Weigh all the ingredients into a mixing bowl and mix really well until you have a very soft and stretchy dough. This should take about 15 minutes by hand and 12 minutes if done in a mixer. It's really important not to shirk on the kneading to get an elastic, super-stretchy dough that is robust and will give you great pizzas. You need to put the effort in at this stage.
Put the dough back into the mixing bowl, cover and leave in a warm place to rest for 1 hour. This'll help the dough to become even more elastic and it'll improve the flavour.
Tip the dough onto a clean, flat work surface and divide the dough into 200g portions. Then make a claw from your hand and using a circular action and a bit of palm pressure, mould the each piece of pizza dough into tight round rolls.
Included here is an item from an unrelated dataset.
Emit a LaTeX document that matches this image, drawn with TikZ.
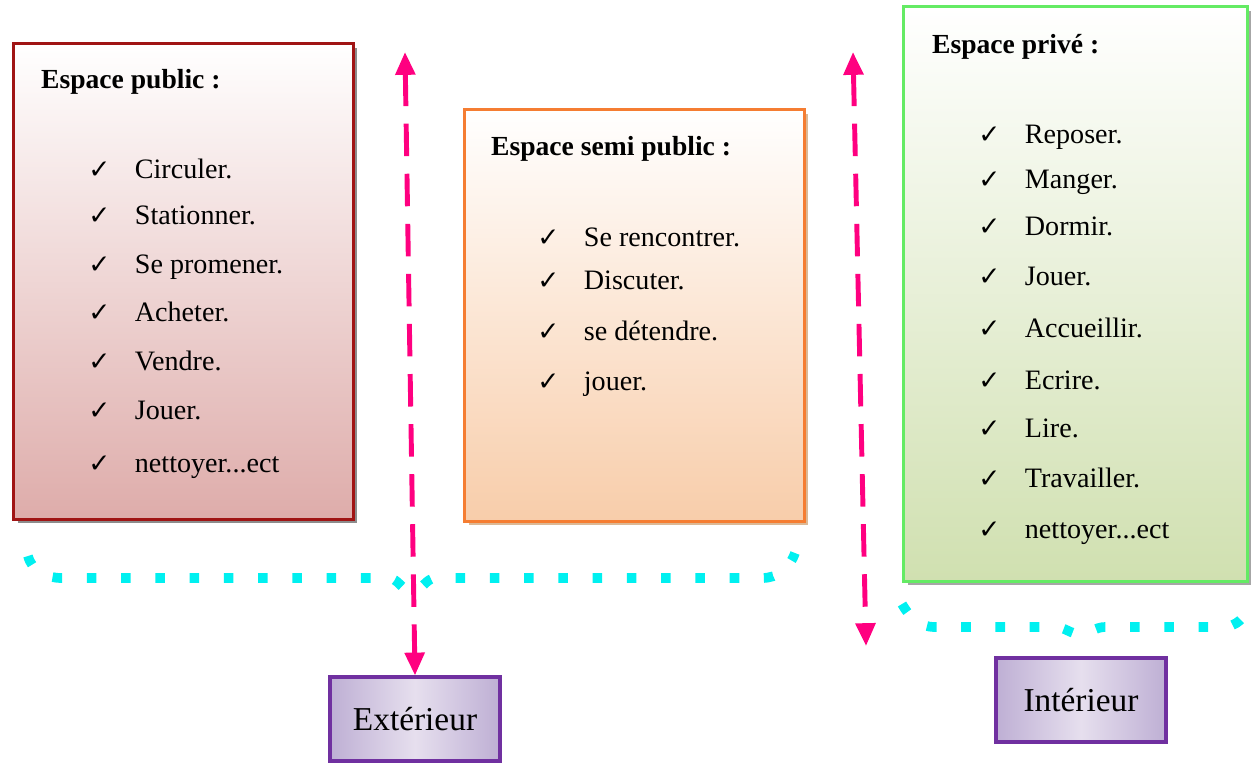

Slosh a good glug of olive oil into a big roasting tin and roll the dough balls around, coating each with oil. This'll stop them proving into each other and give the pizza base a lush crust. Leave the tin of pizza bases covered in a warm place to rise for an hour or so.
Meanwhile, fire your oven up as hot as it'll go with a baking stone or baking sheet in place. Anything above 230°C/gas mark 8 will work but 350-400°C in a wood-fired oven is best.
Throw the dough into a rough circle then blind bake the base directly on the baking pizza stone/tray for just a couple of minutes. Take it out once there is the slightest hint of colour.
Once they are all made, allow the oven to build up heat and start topping and making pizzas. With a blind baked base you can finish the pizzas under a grill. Try Tom's quick pizza recipe with salami, anchovies and olives.
Any unused bases can be frozen until you need them. Just place a small square of baking parchment between each one so they don't freeze together. Otherwise they'll keep in the fridge for a few days.
Rolling pin alternative to throwing: With plenty of semolina flour on the table, use a rolling pin to roll out the bases, rotating the pizza base as you go. A beautifully flat and even pizza base with a nice bit of crunch can be easily achieved with a very thinly rolled base. The thin bases can be topped and baked in a very hot oven in the same way.